Current Status / TLDR
- “Explored 8 CNN architectures on CIFAR-10; selected Pareto-optimal ResNet-style model (52k params, 12.6M FLOPs, 80-84% accuracy) for hardware deployment.”
- “Applied PTQ and QAT quantization (Q1.7 fixed-point); 4x memory reduction with <1% accuracy loss across MODEL ARCH 4 (72k params) and MODEL ARCH 8 (52k params).”
- “Full Verilog RTL CNN: parametric conv2d, max-pool, residual/shortcut add (1x1 conv), GAP, dense, softmax in Q7 fixed-point; FSM-controlled with two-cycle ready/valid handshake; validated end-to-end at 84% accuracy (100 CIFAR-10 images, FP32 and Q1.7).”
- “Systolic array GEMM and Conv2D: 9-PE CSA-MBE MAC array with Booth multiplier and CSA tree reduction, 3-stage pipeline; benchmarked CSA/Kogge-Stone/RCA adders and MBE/Booth/Baugh-Wooley multipliers on Sky130 RTL2GDS (Yosys/OpenSTA) based on fmax, power and area; GDS and layouts generated.”
- “Streaming Zynq-7000 architecture with AMBA AXI: AXI4-Lite for runtime weight/bias loading from DDR, AXI-Stream for pixel ingestion with FIFO decoupling, AXI-Lite for control; first convolution layer validated against Python golden model (+-1 LSB rounding deviation).”
- “SW baselines on PYNQ ARM Cortex-A9: NumPy inference (~21s/image FP32, ~30s/image Q1.7); keras2c evaluated across baseline, loop-pragma, and graph-fused variants (residual fusion, tensor materialization reduction) at O0-Ofast; best ~361ms/image.”

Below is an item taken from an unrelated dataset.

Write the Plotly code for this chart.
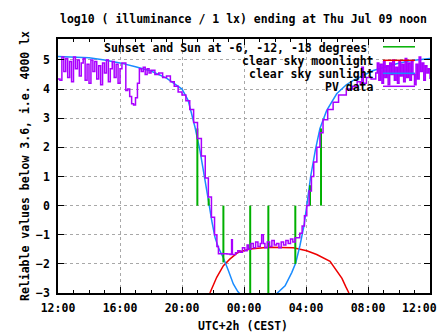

- “hls4ml (Vivado HLS, ap_fixed<16,6>, ReuseFactor=32, Resource strategy) and Vitis HLS (ap_fixed<16,8>, AXI-MM + AXI-Lite) explored for HLS-based acceleration.”
- “Brevitas QAT (4-bit weights/activations, 8-bit input) + FINN 17-stage dataflow compilation targeting Zybo Z7-10 (xc7z010clg400-1); custom board integration, AXI-Stream + AXI-Lite PS-PL; post-synthesis: 11,581 LUT, 14,557 FF, 17 BRAM36K, 3 DSP; bitstream generated.”
- “Vitis HLS kernel on xc7z020: 18,379 LUT (34%), 243 BRAM_18K (86%), 22 DSP (10%), Fmax 136.99 MHz.”
Unified Theme
Across all branches—ImProVe, NeVer, MOVe, CNN acceleration, systolic microarchitecture, CORDIC IP, and FPGA deployment—the consistent focus has been:
- Fixed-point arithmetic design
- Pipelined microarchitectures
- Streaming interfaces (AXI-Stream)
- Hardware–software co-validation
- Quantization vs scaling trade-offs
- Automation of inference workflows
- Exploration of arithmetic-level PPA trade-offs
- Introduction to physical design and formal verification
The work collectively represents iterative exploration of hardware-aware ML acceleration, rather than a single linear product.